• [Given information]:
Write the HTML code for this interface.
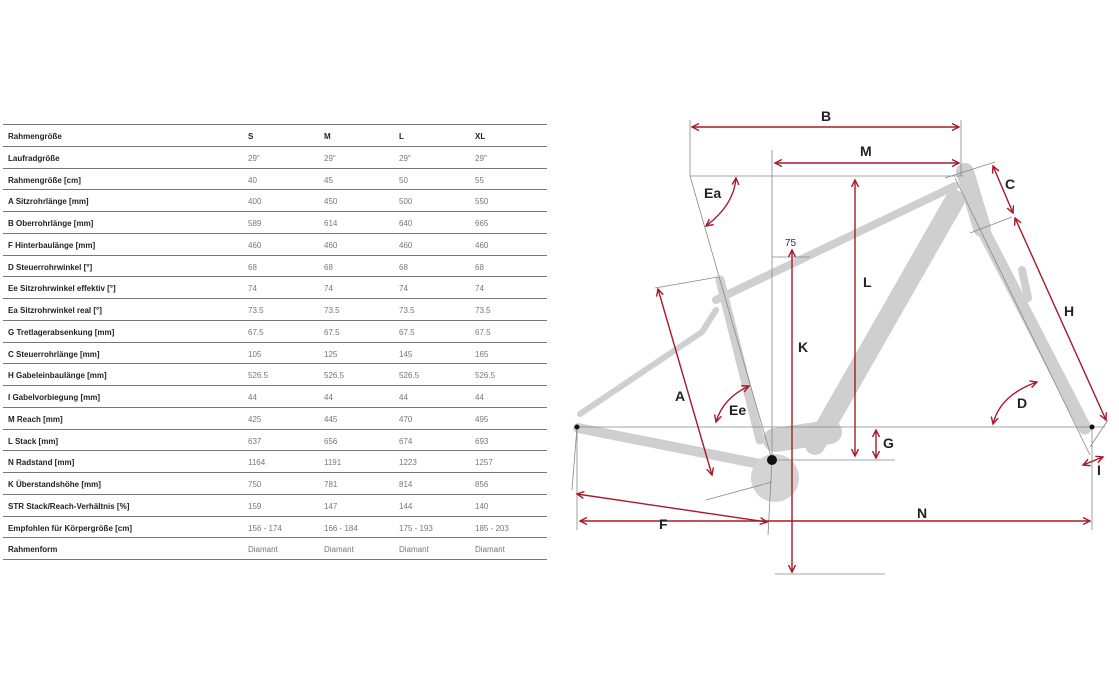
<!DOCTYPE html>
<html><head><meta charset="utf-8"><style>
body{margin:0;width:1119px;height:689px;background:#fff;position:relative;overflow:hidden;font-family:"Liberation Sans",sans-serif}
.r{position:absolute;left:3px;width:544px;height:21.75px;border-bottom:1.5px solid #777;font-size:8px;color:#777;box-sizing:border-box}
.r span{position:absolute;top:7px}
.r .l{left:5px;font-weight:bold;color:#222}
.a{left:245px}.b{left:321px}.c{left:396px}.d{left:472px}
.h span{font-weight:bold;color:#222}
</style></head><body>
<div style="position:absolute;left:3px;top:124px;width:544px;border-top:1.5px solid #777"></div>
<div class="r h" style="top:125px"><span class="l">Rahmengröße</span><span class="a">S</span><span class="b">M</span><span class="c">L</span><span class="d">XL</span></div>
<div class="r" style="top:146.75px"><span class="l">Laufradgröße</span><span class="a">29"</span><span class="b">29"</span><span class="c">29"</span><span class="d">29"</span></div>
<div class="r" style="top:168.5px"><span class="l">Rahmengröße [cm]</span><span class="a">40</span><span class="b">45</span><span class="c">50</span><span class="d">55</span></div>
<div class="r" style="top:190.25px"><span class="l">A Sitzrohrlänge [mm]</span><span class="a">400</span><span class="b">450</span><span class="c">500</span><span class="d">550</span></div>
<div class="r" style="top:212px"><span class="l">B Oberrohrlänge [mm]</span><span class="a">589</span><span class="b">614</span><span class="c">640</span><span class="d">665</span></div>
<div class="r" style="top:233.75px"><span class="l">F Hinterbaulänge [mm]</span><span class="a">460</span><span class="b">460</span><span class="c">460</span><span class="d">460</span></div>
<div class="r" style="top:255.5px"><span class="l">D Steuerrohrwinkel [°]</span><span class="a">68</span><span class="b">68</span><span class="c">68</span><span class="d">68</span></div>
<div class="r" style="top:277.25px"><span class="l">Ee Sitzrohrwinkel effektiv [°]</span><span class="a">74</span><span class="b">74</span><span class="c">74</span><span class="d">74</span></div>
<div class="r" style="top:299px"><span class="l">Ea Sitzrohrwinkel real [°]</span><span class="a">73.5</span><span class="b">73.5</span><span class="c">73.5</span><span class="d">73.5</span></div>
<div class="r" style="top:320.75px"><span class="l">G Tretlagerabsenkung [mm]</span><span class="a">67.5</span><span class="b">67.5</span><span class="c">67.5</span><span class="d">67.5</span></div>
<div class="r" style="top:342.5px"><span class="l">C Steuerrohrlänge [mm]</span><span class="a">105</span><span class="b">125</span><span class="c">145</span><span class="d">165</span></div>
<div class="r" style="top:364.25px"><span class="l">H Gabeleinbaulänge [mm]</span><span class="a">526.5</span><span class="b">526.5</span><span class="c">526.5</span><span class="d">526.5</span></div>
<div class="r" style="top:386px"><span class="l">I Gabelvorbiegung [mm]</span><span class="a">44</span><span class="b">44</span><span class="c">44</span><span class="d">44</span></div>
<div class="r" style="top:407.75px"><span class="l">M Reach [mm]</span><span class="a">425</span><span class="b">445</span><span class="c">470</span><span class="d">495</span></div>
<div class="r" style="top:429.5px"><span class="l">L Stack [mm]</span><span class="a">637</span><span class="b">656</span><span class="c">674</span><span class="d">693</span></div>
<div class="r" style="top:451.25px"><span class="l">N Radstand [mm]</span><span class="a">1164</span><span class="b">1191</span><span class="c">1223</span><span class="d">1257</span></div>
<div class="r" style="top:473px"><span class="l">K Überstandshöhe [mm]</span><span class="a">750</span><span class="b">781</span><span class="c">814</span><span class="d">856</span></div>
<div class="r" style="top:494.75px"><span class="l">STR Stack/Reach-Verhältnis [%]</span><span class="a">159</span><span class="b">147</span><span class="c">144</span><span class="d">140</span></div>
<div class="r" style="top:516.5px"><span class="l">Empfohlen für Körpergröße [cm]</span><span class="a">156 - 174</span><span class="b">166 - 184</span><span class="c">175 - 193</span><span class="d">185 - 203</span></div>
<div class="r" style="top:538.25px"><span class="l">Rahmenform</span><span class="a">Diamant</span><span class="b">Diamant</span><span class="c">Diamant</span><span class="d">Diamant</span></div>

<svg style="position:absolute;left:0;top:0" width="1119" height="689" viewBox="0 0 1119 689">
<defs><marker id="m" markerWidth="6" markerHeight="6" refX="5" refY="3" orient="auto-start-reverse"><path d="M0,0.5 L5,3 L0,5.5" fill="none" stroke="#a51a2a" stroke-width="1"/></marker></defs>
<g stroke="#cfcfcf" stroke-linecap="round" fill="none">
<path d="M578,428 L765,465" stroke-width="10"/>
<path d="M580,414 L702,332 L716,310" stroke-width="6"/>
<path d="M716,300 L955,186" stroke-width="8"/>
<path d="M720,280 L760,440" stroke-width="9"/>
<path d="M955,200 L815,445" stroke-width="20"/>
<path d="M965,172 L982,228" stroke-width="18"/>
<path d="M982,228 L1085,428" stroke-width="13"/>
<path d="M1022,270 L1028,298" stroke-width="8"/>
<path d="M775,440 L830,432" stroke-width="24"/>
</g>
<circle cx="775" cy="478" r="24" fill="#d4d4d4"/>
<g stroke="#888" stroke-width="0.8" fill="none">
<line x1="690" y1="176" x2="963" y2="176"/>
<line x1="690" y1="120" x2="690" y2="176"/>
<line x1="961" y1="120" x2="961" y2="176"/>
<line x1="772" y1="150" x2="772" y2="460"/>
<line x1="690" y1="176" x2="772" y2="460"/>
<line x1="577" y1="427" x2="1105" y2="427"/>
<line x1="772" y1="460" x2="895" y2="460"/>
<line x1="772" y1="257" x2="810" y2="257"/>
<line x1="577" y1="427" x2="572" y2="490"/>
<line x1="1092" y1="427" x2="1092" y2="530"/>
<line x1="577" y1="430" x2="577" y2="530"/>
<line x1="772" y1="460" x2="768" y2="535"/>
<line x1="775" y1="574" x2="885" y2="574"/>
<line x1="955" y1="178" x2="1090" y2="455"/>
<line x1="945" y1="178" x2="995" y2="162"/>
<line x1="970" y1="233" x2="1012" y2="217"/>
<line x1="1090" y1="447" x2="1108" y2="420"/>
<line x1="655" y1="288" x2="718" y2="277"/>
<line x1="706" y1="500" x2="772" y2="482"/>
</g>
<g stroke="#a51a2a" stroke-width="1.4" fill="none" marker-start="url(#m)" marker-end="url(#m)">
<line x1="692" y1="127" x2="959" y2="127"/>
<line x1="775" y1="163" x2="959" y2="163"/>
<line x1="855" y1="180" x2="855" y2="456"/>
<line x1="792" y1="250" x2="792" y2="572"/>
<line x1="658" y1="289" x2="712" y2="475"/>
<line x1="577" y1="494" x2="767" y2="522"/>
<line x1="580" y1="521" x2="1090" y2="521"/>
<line x1="876" y1="430" x2="876" y2="458"/>
<line x1="993" y1="166" x2="1013" y2="213"/>
<line x1="1015" y1="218" x2="1106" y2="420"/>
<line x1="1083" y1="465" x2="1103" y2="457"/>
<path d="M736,178 Q734,205 706,226"/>
<path d="M749,386 Q723,398 716,422"/>
<path d="M1037,382 Q1000,395 993,424"/>
</g>
<g fill="#222" font-family="Liberation Sans,sans-serif" font-weight="bold" font-size="14">
<text x="821" y="121">B</text><text x="860" y="156">M</text><text x="1005" y="189">C</text>
<text x="704" y="198">Ea</text><text x="863" y="287">L</text><text x="1064" y="316">H</text>
<text x="798" y="352">K</text><text x="675" y="401">A</text><text x="729" y="415">Ee</text>
<text x="1017" y="408">D</text><text x="883" y="448">G</text><text x="1097" y="475">I</text>
<text x="659" y="529">F</text><text x="917" y="518">N</text>
</g>
<text x="785" y="246" font-size="10" fill="#333" font-family="Liberation Sans,sans-serif">75</text>
<circle cx="772" cy="460" r="5" fill="#111"/><circle cx="577" cy="427" r="2.5" fill="#111"/><circle cx="1092" cy="427" r="2.5" fill="#111"/>
</svg>
</body></html>
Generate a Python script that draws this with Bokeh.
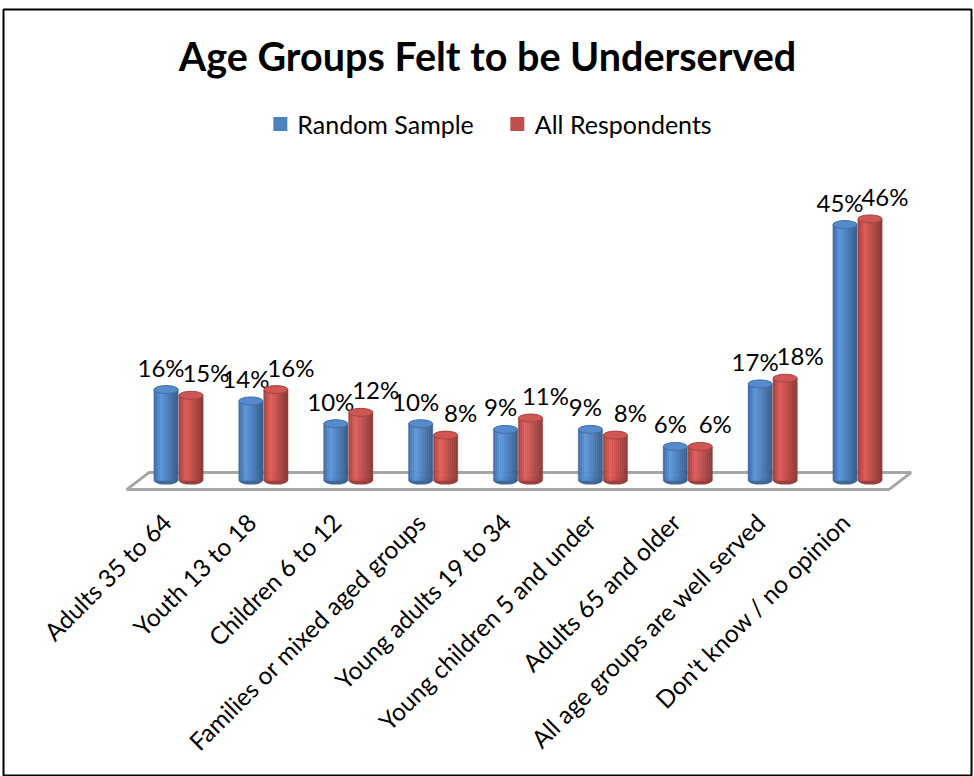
import math
from bokeh.plotting import figure
from bokeh.models import ColumnDataSource, Range1d, Label, Legend, LegendItem
from bokeh.embed import file_html
from bokeh.resources import INLINE
from bokeh.core.properties import value

# ---------------- data ----------------
categories = [
    "Adults 35 to 64",
    "Youth 13 to 18",
    "Children 6 to 12",
    "Families or mixed aged groups",
    "Young adults 19 to 34",
    "Young children 5 and under",
    "Adults 65 and older",
    "All age groups are well served",
    "Don't know / no opinion",
]
random_sample = [16, 14, 10, 10, 9, 9, 6, 17, 45]
all_respondents = [15, 16, 12, 8, 11, 8, 6, 18, 46]
series_names = ["Random Sample", "All Respondents"]
title_text = "Age Groups Felt to be Underserved"

# ---------------- style ----------------
FONT = "Lato"
BASE_COLORS = [(79, 129, 189), (192, 80, 77)]
W, H = 974, 776

n = len(categories)
p = figure(
    width=W, height=H, output_backend="svg", toolbar_location=None,
    x_range=Range1d(-2.062, 9.343), y_range=Range1d(-52.0, 82.8),
    x_axis_location=None, y_axis_location=None,
    min_border_left=3, min_border_right=3, min_border_top=9, min_border_bottom=0,
)
p.grid.visible = False
p.outline_line_color = "black"
p.outline_line_width = 2
p.background_fill_color = "white"
p.border_fill_color = "white"

# floor
fl, fr, skew, fy0, fy1 = -0.61, (n - 1) + 0.37, 0.26, -1.58, 1.41
p.patch([fl, fr, fr + skew, fl + skew], [fy0, fy0, fy1, fy1],
        fill_color="white", line_color="#a6a6a6", line_width=3)


def shade(rgb, f):
    return "#%02x%02x%02x" % tuple(max(0, min(255, int(round(c * f)))) for c in rgb)


# cylinder shading profile (position across bar -> brightness factor)
NS = 12
prof_pos = [0.0, 0.3, 1.0]
prof_val = [0.82, 1.18, 0.72]


def profile(t):
    for i in range(len(prof_pos) - 1):
        if prof_pos[i] <= t <= prof_pos[i + 1]:
            u = (t - prof_pos[i]) / (prof_pos[i + 1] - prof_pos[i])
            return prof_val[i] + u * (prof_val[i + 1] - prof_val[i])
    return prof_val[-1]


bar_w = 0.285
offsets = [-0.147, 0.147]
label_dx = [-5, 15]
legend_items = []
strip_w = bar_w / NS
nan = float("nan")

for s, (vals, name) in enumerate(zip([random_sample, all_respondents], series_names)):
    base = BASE_COLORS[s]
    xs_c = [i + offsets[s] for i in range(n)]
    # bottom ellipse
    p.ellipse(x=xs_c, y=[0] * n, width=24, height=8, width_units="screen",
              height_units="screen", fill_color=shade(base, 0.8), line_color=None)
    # shaded strips
    sx, st, sc = [], [], []
    for i in range(n):
        for k in range(NS):
            t = (k + 0.5) / NS
            sx.append(xs_c[i] - bar_w / 2 + (k + 0.5) * strip_w)
            st.append(vals[i])
            sc.append(shade(base, profile(t)))
    src = ColumnDataSource(dict(x=sx, top=st, color=sc))
    p.vbar(x="x", top="top", bottom=0, width=strip_w * 1.08, source=src,
           fill_color="color", line_color="color", line_width=0.4)
    # top ellipse
    p.ellipse(x=xs_c, y=vals, width=24, height=8, width_units="screen",
              height_units="screen", fill_color=shade(base, 1.08),
              line_color=shade(base, 0.85), line_width=1)
    # data labels
    p.text(x=xs_c, y=vals, text=[f"{v}%" for v in vals], text_align="center",
           text_baseline="bottom", x_offset=label_dx[s], y_offset=-8,
           text_font=value(FONT), text_font_size="24px", text_color="black")
    # legend proxy (nothing drawn in the plot area)
    lr = p.scatter(x=[nan], y=[nan], marker="square", size=14,
                   fill_color=shade(base, 1.0), line_color=None)
    legend_items.append(LegendItem(label=name, renderers=[lr]))

# category labels
p.text(x=list(range(n)), y=[0] * n, text=categories, angle=math.pi / 4,
       text_align="right", text_baseline="middle", x_offset=-12, y_offset=37,
       text_font=value(FONT), text_font_size="24.5px", text_color="black")

# title
p.add_layout(Label(x=(p.x_range.start + p.x_range.end) / 2, y=721, y_units="screen",
                   text=title_text, text_align="center", text_baseline="middle",
                   text_font=FONT, text_font_size="39.5px", text_font_style="bold",
                   text_color="black"))

legend = Legend(items=legend_items, orientation="horizontal", location="top_center",
                margin=97, padding=0, spacing=26, label_standoff=-2,
                glyph_width=35, glyph_height=35,
                label_text_font=FONT, label_text_font_size="25px",
                label_text_color="black",
                background_fill_alpha=0, border_line_color=None)
p.add_layout(legend, "center")

open("out.html", "w").write(file_html(p, INLINE))
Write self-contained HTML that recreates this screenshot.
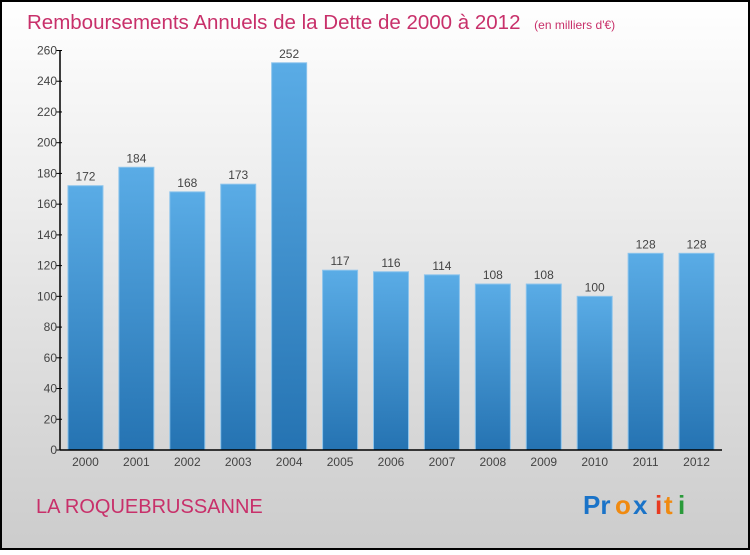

• [Set task]: Within the data above, count the lines that contain the string "this"; the reply is the number alone.

• [Correct output]: 3